- **The request**:
Leave out the pictures and repeat the data exactly.

- **Supplied information**:
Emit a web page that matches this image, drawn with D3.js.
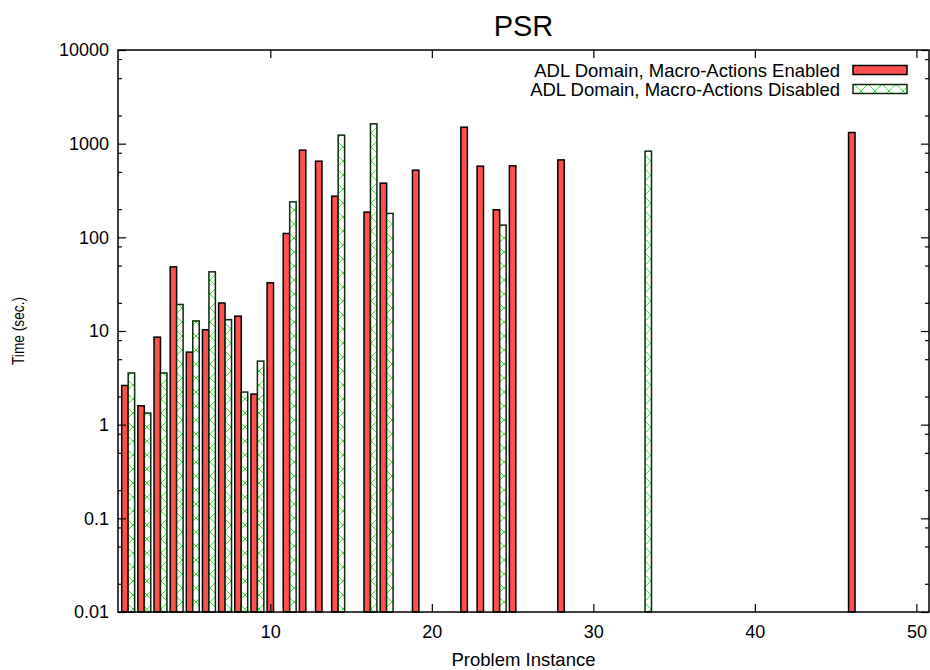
<!DOCTYPE html>
<html>
<head>
<meta charset="utf-8">
<script src="https://cdn.jsdelivr.net/npm/d3@7"></script>
<style>
  html, body { margin: 0; padding: 0; background: #fff; }
  svg { display: block; font-family: "Liberation Sans", Arial, Helvetica, sans-serif; }
</style>
</head>
<body>
<svg id="chart" width="930" height="670"></svg>
<script>
// ---- data ----
const title = "PSR";
const xLabel = "Problem Instance";
const yLabel = "Time (sec.)";
const seriesNames = ["ADL Domain, Macro-Actions Enabled", "ADL Domain, Macro-Actions Disabled"];

const enabledInstances = [1, 2, 3, 4, 5, 6, 7, 8, 9, 10, 11, 12, 13, 14, 16, 17, 19, 22, 23, 24, 25, 28, 46];
const enabledTimes     = [2.62, 1.59, 8.6, 48.4, 5.95, 10.3, 19.9, 14.4, 2.12, 32.7, 110, 853, 650, 275, 186, 379, 521, 1500, 575, 197, 580, 671, 1315];

const disabledInstances = [1, 2, 3, 4, 5, 6, 7, 8, 9, 11, 14, 16, 17, 24, 33];
const disabledTimes     = [3.56, 1.33, 3.56, 19.2, 12.8, 42.8, 13.2, 2.23, 4.77, 239, 1233, 1627, 180, 135, 832];

const xTicks = [10, 20, 30, 40, 50];
const yTicks = [0.01, 0.1, 1, 10, 100, 1000, 10000];
const yTickLabels = ["0.01", "0.1", "1", "10", "100", "1000", "10000"];
const yMinorMultipliers = [2, 5, 8];

// ---- layout ----
const svg = d3.select("#chart");
const pLeft = 118, pRight = 929, pTop = 50, pBottom = 612;

const x = d3.scaleLinear().domain([0.57, 50.78]).range([pLeft, pRight]);
const y = d3.scaleLog().domain([0.01, 10000]).range([pBottom, pTop]);

const red = "#ff5050";
const green = "#22e022";

// pattern for disabled series
const defs = svg.append("defs");
const tile = 14;
const pat = defs.append("pattern")
  .attr("id", "xhatch")
  .attr("patternUnits", "userSpaceOnUse")
  .attr("width", tile).attr("height", tile);
pat.append("rect").attr("width", tile).attr("height", tile).attr("fill", "#fff");
pat.append("path").attr("d", `M0,0L${tile},${tile}M0,${tile}L${tile},0`)
  .attr("stroke", green).attr("stroke-width", 0.9).attr("fill", "none");

const g = svg.append("g");

// bars
const barW = 0.4;
const enabledData = enabledInstances.map((d, i) => ({ n: d, v: enabledTimes[i] }));
const disabledData = disabledInstances.map((d, i) => ({ n: d, v: disabledTimes[i] }));

g.selectAll("rect.en").data(enabledData).enter().append("rect")
  .attr("class", "en")
  .attr("x", d => x(d.n - barW / 2))
  .attr("width", d => x(d.n + barW / 2) - x(d.n - barW / 2))
  .attr("y", d => y(d.v))
  .attr("height", d => pBottom - y(d.v))
  .attr("fill", red).attr("stroke", "#000").attr("stroke-width", 1.5);

g.selectAll("rect.dis").data(disabledData).enter().append("rect")
  .attr("class", "dis")
  .attr("x", d => x(d.n + barW / 2))
  .attr("width", d => x(d.n + barW * 1.5) - x(d.n + barW / 2))
  .attr("y", d => y(d.v))
  .attr("height", d => pBottom - y(d.v))
  .attr("fill", "url(#xhatch)").attr("stroke", "#0a2a0a").attr("stroke-width", 1.5);

// minor y ticks
const minorY = [];
yTicks.slice(0, -1).forEach(t => yMinorMultipliers.forEach(m => minorY.push(t * m)));

// axes with inward ticks
const fontSize = 18;
const axBottom = d3.axisBottom(x).tickValues(xTicks).tickFormat(d3.format("d")).tickSize(-8).tickPadding(13);
const axTop = d3.axisTop(x).tickValues(xTicks).tickFormat("").tickSize(-8);
const axLeft = d3.axisLeft(y).tickValues(yTicks).tickFormat((d, i) => yTickLabels[i]).tickSize(-8).tickPadding(9);
const axRight = d3.axisRight(y).tickValues(yTicks).tickFormat("").tickSize(-8);
const axLeftMinor = d3.axisLeft(y).tickValues(minorY).tickFormat("").tickSize(-4);
const axRightMinor = d3.axisRight(y).tickValues(minorY).tickFormat("").tickSize(-4);

function styleAxis(sel) {
  sel.select(".domain").remove();
  sel.selectAll(".tick line").attr("stroke", "#000").attr("stroke-width", 1.2);
  sel.selectAll(".tick text").attr("font-size", fontSize).attr("fill", "#000")
    .attr("font-family", "'Liberation Sans', Arial, sans-serif");
}

svg.append("g").attr("transform", `translate(0,${pBottom})`).call(axBottom).call(styleAxis);
svg.append("g").attr("transform", `translate(0,${pTop})`).call(axTop).call(styleAxis);
svg.append("g").attr("transform", `translate(${pLeft},0)`).call(axLeft).call(styleAxis);
svg.append("g").attr("transform", `translate(${pRight},0)`).call(axRight).call(styleAxis);
svg.append("g").attr("transform", `translate(${pLeft},0)`).call(axLeftMinor).call(styleAxis);
svg.append("g").attr("transform", `translate(${pRight},0)`).call(axRightMinor).call(styleAxis);

// border
svg.append("rect").attr("x", pLeft).attr("y", pTop)
  .attr("width", pRight - pLeft).attr("height", pBottom - pTop)
  .attr("fill", "none").attr("stroke", "#000").attr("stroke-width", 1.5);

// title and labels
svg.append("text").attr("x", (pLeft + pRight) / 2).attr("y", 36)
  .attr("text-anchor", "middle").attr("font-size", 29).text(title);
svg.append("text").attr("x", (pLeft + pRight) / 2).attr("y", 666)
  .attr("text-anchor", "middle").attr("font-size", 18.5).text(xLabel);
svg.append("text").attr("transform", `translate(24,${(pTop + pBottom) / 2}) rotate(-90)`)
  .attr("text-anchor", "middle").attr("font-size", 17)
  .attr("textLength", 68).attr("lengthAdjust", "spacingAndGlyphs").text(yLabel);

// legend
const legX = 840, sampleX0 = 853, sampleX1 = 907;
const legRows = [
  { name: seriesNames[0], fill: red, stroke: "#000", yc: 70 },
  { name: seriesNames[1], fill: "url(#xhatch)", stroke: "#0a2a0a", yc: 89 }
];
const leg = svg.append("g");
legRows.forEach(r => {
  leg.append("text").attr("x", legX).attr("y", r.yc + 6.5)
    .attr("text-anchor", "end").attr("font-size", 18.5).text(r.name);
  leg.append("rect").attr("x", sampleX0).attr("y", r.yc - 4.5)
    .attr("width", sampleX1 - sampleX0).attr("height", 9)
    .attr("fill", r.fill).attr("stroke", r.stroke).attr("stroke-width", 1.5);
});
</script>
</body>
</html>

- **Task response**:
Emit a web page that matches this image, drawn with D3.js.
<!DOCTYPE html>
<html>
<head>
<meta charset="utf-8">
<script src="https://cdn.jsdelivr.net/npm/d3@7"></script>
<style>
  html, body { margin: 0; padding: 0; background: #fff; }
  svg { display: block; font-family: "Liberation Sans", Arial, Helvetica, sans-serif; }
</style>
</head>
<body>
<svg id="chart" width="930" height="670"></svg>
<script>
// ---- data ----
const title = "PSR";
const xLabel = "Problem Instance";
const yLabel = "Time (sec.)";
const seriesNames = ["ADL Domain, Macro-Actions Enabled", "ADL Domain, Macro-Actions Disabled"];

const enabledInstances = [1, 2, 3, 4, 5, 6, 7, 8, 9, 10, 11, 12, 13, 14, 16, 17, 19, 22, 23, 24, 25, 28, 46];
const enabledTimes     = [2.62, 1.59, 8.6, 48.4, 5.95, 10.3, 19.9, 14.4, 2.12, 32.7, 110, 853, 650, 275, 186, 379, 521, 1500, 575, 197, 580, 671, 1315];

const disabledInstances = [1, 2, 3, 4, 5, 6, 7, 8, 9, 11, 14, 16, 17, 24, 33];
const disabledTimes     = [3.56, 1.33, 3.56, 19.2, 12.8, 42.8, 13.2, 2.23, 4.77, 239, 1233, 1627, 180, 135, 832];

const xTicks = [10, 20, 30, 40, 50];
const yTicks = [0.01, 0.1, 1, 10, 100, 1000, 10000];
const yTickLabels = ["0.01", "0.1", "1", "10", "100", "1000", "10000"];
const yMinorMultipliers = [2, 5, 8];

// ---- layout ----
const svg = d3.select("#chart");
const pLeft = 118, pRight = 929, pTop = 50, pBottom = 612;

const x = d3.scaleLinear().domain([0.57, 50.78]).range([pLeft, pRight]);
const y = d3.scaleLog().domain([0.01, 10000]).range([pBottom, pTop]);

const red = "#ff5050";
const green = "#22e022";

// pattern for disabled series
const defs = svg.append("defs");
const tile = 14;
const pat = defs.append("pattern")
  .attr("id", "xhatch")
  .attr("patternUnits", "userSpaceOnUse")
  .attr("width", tile).attr("height", tile);
pat.append("rect").attr("width", tile).attr("height", tile).attr("fill", "#fff");
pat.append("path").attr("d", `M0,0L${tile},${tile}M0,${tile}L${tile},0`)
  .attr("stroke", green).attr("stroke-width", 0.9).attr("fill", "none");

const g = svg.append("g");

// bars
const barW = 0.4;
const enabledData = enabledInstances.map((d, i) => ({ n: d, v: enabledTimes[i] }));
const disabledData = disabledInstances.map((d, i) => ({ n: d, v: disabledTimes[i] }));

g.selectAll("rect.en").data(enabledData).enter().append("rect")
  .attr("class", "en")
  .attr("x", d => x(d.n - barW / 2))
  .attr("width", d => x(d.n + barW / 2) - x(d.n - barW / 2))
  .attr("y", d => y(d.v))
  .attr("height", d => pBottom - y(d.v))
  .attr("fill", red).attr("stroke", "#000").attr("stroke-width", 1.5);

g.selectAll("rect.dis").data(disabledData).enter().append("rect")
  .attr("class", "dis")
  .attr("x", d => x(d.n + barW / 2))
  .attr("width", d => x(d.n + barW * 1.5) - x(d.n + barW / 2))
  .attr("y", d => y(d.v))
  .attr("height", d => pBottom - y(d.v))
  .attr("fill", "url(#xhatch)").attr("stroke", "#0a2a0a").attr("stroke-width", 1.5);

// minor y ticks
const minorY = [];
yTicks.slice(0, -1).forEach(t => yMinorMultipliers.forEach(m => minorY.push(t * m)));

// axes with inward ticks
const fontSize = 18;
const axBottom = d3.axisBottom(x).tickValues(xTicks).tickFormat(d3.format("d")).tickSize(-8).tickPadding(13);
const axTop = d3.axisTop(x).tickValues(xTicks).tickFormat("").tickSize(-8);
const axLeft = d3.axisLeft(y).tickValues(yTicks).tickFormat((d, i) => yTickLabels[i]).tickSize(-8).tickPadding(9);
const axRight = d3.axisRight(y).tickValues(yTicks).tickFormat("").tickSize(-8);
const axLeftMinor = d3.axisLeft(y).tickValues(minorY).tickFormat("").tickSize(-4);
const axRightMinor = d3.axisRight(y).tickValues(minorY).tickFormat("").tickSize(-4);

function styleAxis(sel) {
  sel.select(".domain").remove();
  sel.selectAll(".tick line").attr("stroke", "#000").attr("stroke-width", 1.2);
  sel.selectAll(".tick text").attr("font-size", fontSize).attr("fill", "#000")
    .attr("font-family", "'Liberation Sans', Arial, sans-serif");
}

svg.append("g").attr("transform", `translate(0,${pBottom})`).call(axBottom).call(styleAxis);
svg.append("g").attr("transform", `translate(0,${pTop})`).call(axTop).call(styleAxis);
svg.append("g").attr("transform", `translate(${pLeft},0)`).call(axLeft).call(styleAxis);
svg.append("g").attr("transform", `translate(${pRight},0)`).call(axRight).call(styleAxis);
svg.append("g").attr("transform", `translate(${pLeft},0)`).call(axLeftMinor).call(styleAxis);
svg.append("g").attr("transform", `translate(${pRight},0)`).call(axRightMinor).call(styleAxis);

// border
svg.append("rect").attr("x", pLeft).attr("y", pTop)
  .attr("width", pRight - pLeft).attr("height", pBottom - pTop)
  .attr("fill", "none").attr("stroke", "#000").attr("stroke-width", 1.5);

// title and labels
svg.append("text").attr("x", (pLeft + pRight) / 2).attr("y", 36)
  .attr("text-anchor", "middle").attr("font-size", 29).text(title);
svg.append("text").attr("x", (pLeft + pRight) / 2).attr("y", 666)
  .attr("text-anchor", "middle").attr("font-size", 18.5).text(xLabel);
svg.append("text").attr("transform", `translate(24,${(pTop + pBottom) / 2}) rotate(-90)`)
  .attr("text-anchor", "middle").attr("font-size", 17)
  .attr("textLength", 68).attr("lengthAdjust", "spacingAndGlyphs").text(yLabel);

// legend
const legX = 840, sampleX0 = 853, sampleX1 = 907;
const legRows = [
  { name: seriesNames[0], fill: red, stroke: "#000", yc: 70 },
  { name: seriesNames[1], fill: "url(#xhatch)", stroke: "#0a2a0a", yc: 89 }
];
const leg = svg.append("g");
legRows.forEach(r => {
  leg.append("text").attr("x", legX).attr("y", r.yc + 6.5)
    .attr("text-anchor", "end").attr("font-size", 18.5).text(r.name);
  leg.append("rect").attr("x", sampleX0).attr("y", r.yc - 4.5)
    .attr("width", sampleX1 - sampleX0).attr("height", 9)
    .attr("fill", r.fill).attr("stroke", r.stroke).attr("stroke-width", 1.5);
});
</script>
</body>
</html>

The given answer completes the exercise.